Astronomy Lab of a Lifetime – The Suffolk Journal
One of the courses I’m taking this semester is SCI-112, Structure of the Universe, which is a science course with a lab focused on astronomy. This is arguably one of the most popular courses offered at Suffolk Madrid, as the lab takes place in the Canary Islands.
On March 24, our class left for the long-awaited trip. The Canary Islands are part of Spain, but are located closer to the equator, off the coast of northwest Africa. We flew to Tenerife, the the biggest the island, and went up the mountains to Teide Observatory, where we would house and run our lab. Tenerife is home to Mount Teide, a dormant volcano.
This class offers students the extremely unique opportunity to work in this observatory, which houses some of the best solar telescopes in Europe. There are dozens of astronomers doing research at the same time as students doing their labs. The observatory is not open to just anyone. Suffolk Madrid has special permission to bring the class there.
Due to the exclusivity of this opportunity and many other reasons which I will explain as you continue to read, this trip is by far my favorite I have taken in the three months I have been on. have spent in Europe.
There is simply no way to describe the incredible views I saw in Tenerife. We were above the clouds most of the weekend. During the day, the sky was sunny and blue, with fluffy white clouds blocking our view of what was below. In the evening, the sunsets were always beautiful and very colorful.
I’ve always loved the night sky: the stars and especially the moon, so the lack of light pollution at the observatory made for the clearest sky I’ve ever seen in my life. You could see millions of stars, so many different constellations – some of which I had never been able to see before – and there were constantly shooting stars passing by. One of the most amazing things was being able to see the Milky Way with the naked eye.
Our class stayed in dorms located on the property and we ate our meals in the canteen at the observatory. We started working after sunset, around 8:30 p.m., and finished around 3 a.m. One night we were up until 5am. Then we slept until noon, woke up and explored the island.
We did some really cool day trips. We went deep underground into Cueva del Viento, a cave that was carved out by lava flowing from an eruption of Mount Teide. You can see which paths the lava took based on the hardened rock that is there now. We visited Teide National Park, part of which reminded me of the Grand Canyon. We were also able to go down to the beach. The sand was black because it is made of volcanic rock and the water was warm enough to swim in.
Our class spent our evenings outdoors learning the names and formations of different constellations and then locating them in the sky. We also had a telescope to ourselves, and we went up to the dome in groups to learn how to operate it. At the end of the weekend, we were able to move the telescope around to adjust declination and right ascension, to find various objects in the sky.

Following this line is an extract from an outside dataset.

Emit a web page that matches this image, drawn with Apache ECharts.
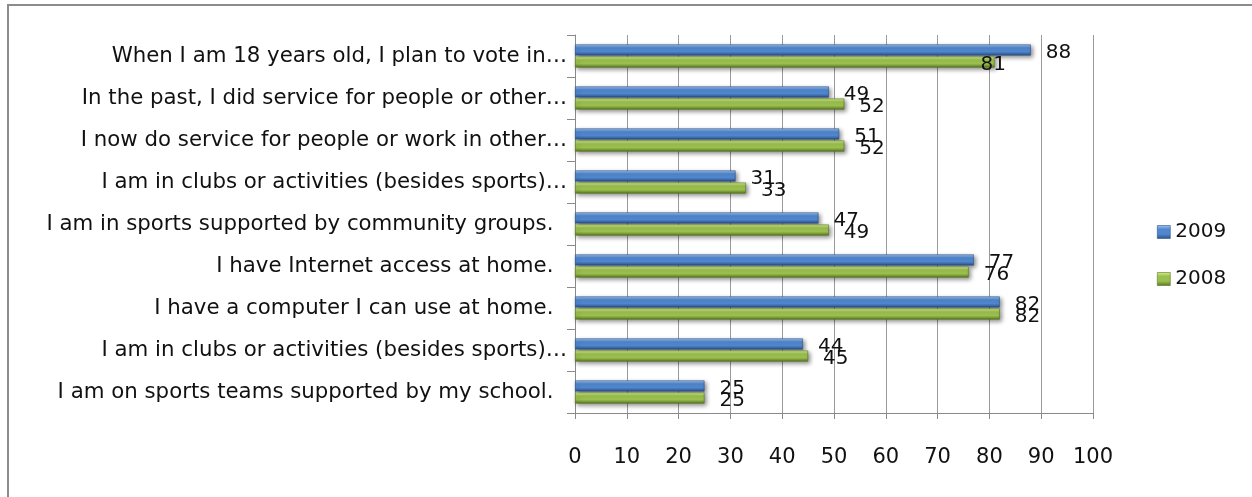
<!DOCTYPE html>
<html>
<head>
<meta charset="utf-8">
<script src="https://cdn.jsdelivr.net/npm/echarts@6/dist/echarts.min.js"></script>
<style>
  html, body { margin: 0; padding: 0; background: #ffffff; }
  #chart { width: 1252px; height: 497px; }
</style>
</head>
<body>
<div id="chart"></div>
<script>
// Survey statements, listed top to bottom
const categories = [
  'When I am 18 years old, I plan to vote in\u2026',
  'In the past, I did service for people or other\u2026',
  'I now do service for people or work in other\u2026',
  'I am in clubs or activities (besides sports)\u2026',
  'I am in sports supported by community groups.  ',
  'I have Internet access at home.  ',
  'I have a computer I can use at home.  ',
  'I am in clubs or activities (besides sports)\u2026',
  'I am on sports teams supported by my school.  '
];
const values2009 = [88, 49, 51, 31, 47, 77, 82, 44, 25];
const values2008 = [81, 52, 52, 33, 49, 76, 82, 45, 25];
const seriesNames = ['2009', '2008'];

const FONT = 'DejaVu Sans';
const TEXT = '#111111';

function bevel(top, mid, bottom) {
  return {
    type: 'linear', x: 0, y: 0, x2: 0, y2: 1,
    colorStops: [
      { offset: 0, color: top },
      { offset: 0.3, color: mid },
      { offset: 0.65, color: mid },
      { offset: 1, color: bottom }
    ]
  };
}

const blueFill = bevel('#a4c6f0', '#5087cf', '#2c5286');
const greenFill = bevel('#d6f091', '#9cc04f', '#587520');

// the 81 label sits back over the bar end
function withLabels(values, tweak) {
  return values.map((v, i) => {
    const t = tweak[i];
    return t ? { value: v, label: { offset: t } } : v;
  });
}

function barSeries(name, values, fill, edge, tweak) {
  return {
    name: name,
    type: 'bar',
    data: withLabels(values, tweak || {}),
    barWidth: 11,
    barGap: '10%',
    itemStyle: {
      color: fill,
      borderColor: edge,
      borderWidth: 0.6,
      shadowColor: 'rgba(0,0,0,0.45)',
      shadowBlur: 4,
      shadowOffsetX: 2,
      shadowOffsetY: 2
    },
    label: {
      show: true,
      position: 'right',
      distance: 15,
      offset: [0, 3],
      fontFamily: FONT,
      fontSize: 20,
      color: TEXT
    }
  };
}

const chart = echarts.init(document.getElementById('chart'), null, { renderer: 'canvas' });

chart.setOption({
  animation: false,
  backgroundColor: '#ffffff',
  graphic: [{
    type: 'rect',
    shape: { x: 8, y: 5, width: 1400, height: 700 },
    style: { fill: 'none', stroke: '#8c8c8c', lineWidth: 2 },
    silent: true
  }],
  grid: { left: 575, right: 159, top: 35, bottom: 84, containLabel: false },
  legend: {
    orient: 'vertical',
    left: 1152,
    top: 217,
    itemWidth: 13,
    itemHeight: 13,
    itemGap: 27,
    icon: 'rect',
    data: [
      { name: seriesNames[0], itemStyle: { color: blueFill, borderColor: '#2c5286', borderWidth: 0.6 } },
      { name: seriesNames[1], itemStyle: { color: greenFill, borderColor: '#587520', borderWidth: 0.6 } }
    ],
    textStyle: { fontFamily: FONT, fontSize: 20, color: TEXT }
  },
  xAxis: {
    type: 'value',
    min: 0,
    max: 100,
    interval: 10,
    axisLine: { show: true, lineStyle: { color: '#8a8a8a', width: 1 } },
    axisTick: { show: true, length: 6, lineStyle: { color: '#8a8a8a' } },
    splitLine: { show: true, lineStyle: { color: '#9a9a9a', width: 1 } },
    axisLabel: { margin: 34, fontFamily: FONT, fontSize: 21, color: TEXT }
  },
  yAxis: {
    type: 'category',
    inverse: true,
    data: categories,
    axisLine: { show: true, lineStyle: { color: '#8a8a8a', width: 1 } },
    axisTick: { show: true, length: 8, lineStyle: { color: '#8a8a8a' } },
    axisLabel: { margin: 8, fontFamily: FONT, fontSize: 21.3, color: TEXT }
  },
  series: [
    barSeries(seriesNames[0], values2009, blueFill, '#2c5286'),
    barSeries(seriesNames[1], values2008, greenFill, '#587520', { 0: [-29, 3] })
  ]
});
</script>
</body>
</html>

This class was difficult, which I have never heard of. But after making this trip, I understand why. This lab experience far exceeds any difficulties one might face in the classroom.
Going to this observatory is a unique opportunity that few have been able to experience. Every aspect of the trip was just amazing, and it’s one of the most unique things I’ve ever done.
To anyone considering taking this course: do it. You may have to do a little extra work, but you’ll leave the lab with some of the best experiences and memories ever.